Claude Covelli with Boardman & Clark LLP in Madison, who represented the insurer before the Supreme Court, said Davis was partially right.

"We never took the position that, on its face, the statute didn't apply to a claims-made-and-reported policy," Covelli said in a phone interview. "The statutes say you can't forfeit coverage unless you're prejudiced, and we say, well, there's no forfeiture of coverage because they never bought or paid for coverage," which echoes the concurrence's sentiment.

Covelli said he's pleased with the ruling because it will allow insurers to continue to offer affordable claims-made-and-reported policies, essential in a state that only requires certain lawyers to carry malpractice insurance.

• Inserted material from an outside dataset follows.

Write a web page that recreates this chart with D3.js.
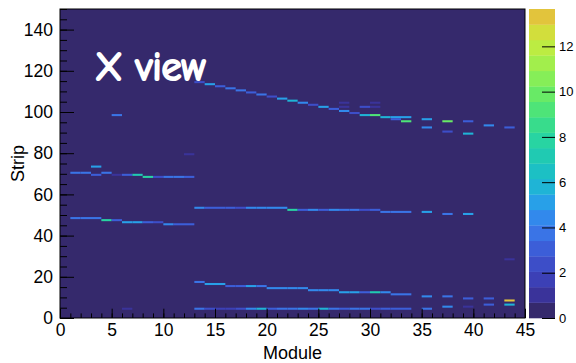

Four justices signed on to a concurrence, written by Justice Annette Kingsland Ziegler, that clarifies conclusions the court made regarding the statutes.

"I need to write because the lead opinion writer has rejected suggested changes to the opinion which would make these conclusions clear, and as a result, I write to clarify the majority opinion of the court," Ziegler's concurrence states.

The plain meaning of the statutes does not create an "initial grant of coverage," Ziegler wrote, so Abrahamson's examination of the legislative history is irrelevant and unnecessary.

Further, Abrahamson goes a step further than she should in considering "consequences of alternative interpretations" of the statutes, when she should stop at whether the results produced would be "unreasonable or absurd."

Justices N. Patrick Crooks, Patience Drake Roggensack and Michael J. Gableman joined the concurrence.

Davis said the case will now be remanded to the Waukesha County Circuit Court, where the Andersons will proceed against Aul alone.

Aul did not immediately respond to a request for comment.